Many sluggers have played in the Boston Red Sox's Fenway Park, but Ted Williams' mammoth home run in 1946 remains the longest ever there: 502 feet from home plate. The ball landed on a fan's head, and to this day there is a red seat and a website in honor of the feat.[9]

Last at-bat before leaving for the Korean War

"The Red Sox held a Ted Williams Day on his last game before he was to report for duty, and he hit a home run in what could have been the last at-bat of his career."[10]

Return from the Korean War

In his return from being a fighter pilot for more than a year in the Korean War, Ted Williams took some batting practice at Fenway Park in front of skeptics and hit nine straight home runs. Then he observed home plate and the distant right-field foul line were slightly misaligned, and he was proven to be right.[11]

Last At-Bat

Ted Williams homered in his last bat, before a roaring crowd at Fenway Park. Author John Updike glorified this moment in an article for The New Yorker:

[I]mmortality is nontransferable. The papers said that the other players, and even the umpires on the field, begged him to come out and acknowledge us in some way, but he never had and did not now. Gods do not answer letters.[12]

Attempts to Correct Injustice

Ted Williams worked tirelessly to correct the injustice against "Shoeless Joe" Jackson, who was one of baseball's greatest players but was unfairly banished for life from the game due to a gambling conspiracy by others in the 1919 World Series. Joe Jackson himself performed in record-breaking fashion during the series and did not underperform in any way to lose any game.

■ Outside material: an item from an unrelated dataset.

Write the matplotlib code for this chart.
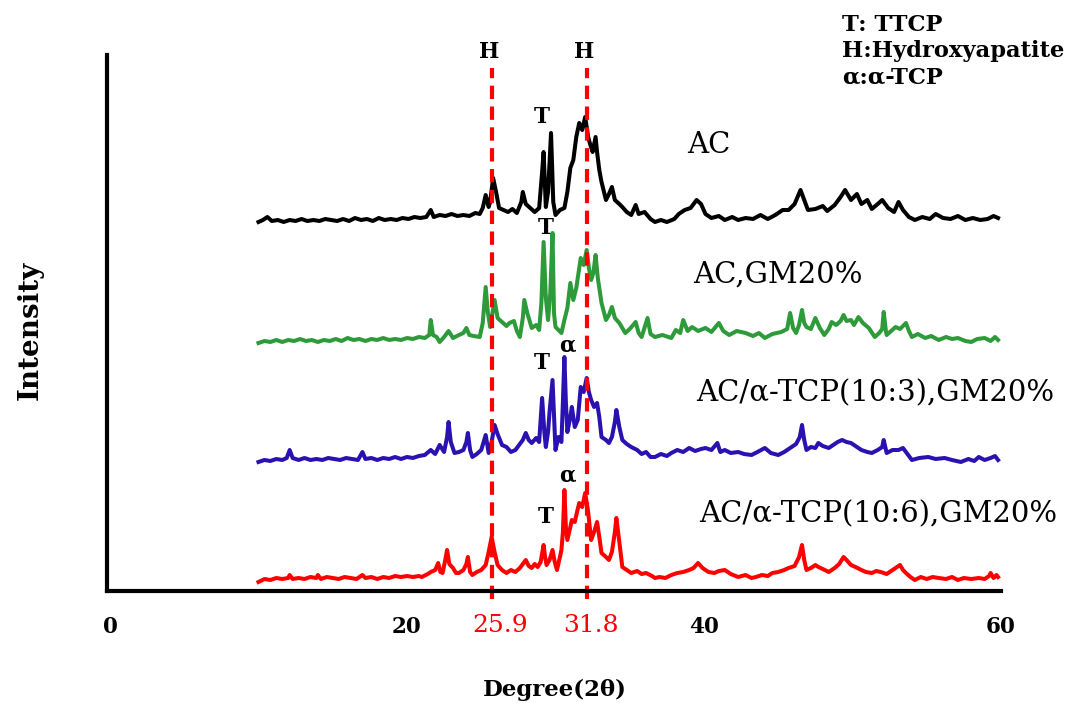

Williams was outspoken in an unsuccessful effort, which including gathering 60,000 petitions in support of Jackson, to make the indisputably talented Jackson eligible for induction into the Baseball Hall of Fame.[13]

Williams included the unfairly banished Shoeless Joe Jackson in his Ted Williams Museum and Hitters Hall of Fame,[14] but sadly it closed its doors in 2002 after Williams passed away.[15]

Author

Ted Williams wrote two widely praised books:

  • The Science of Hitting (1971)
  • My Turn at Bat: The Story of My Life (1969)

Both were co-authored by John Underwood.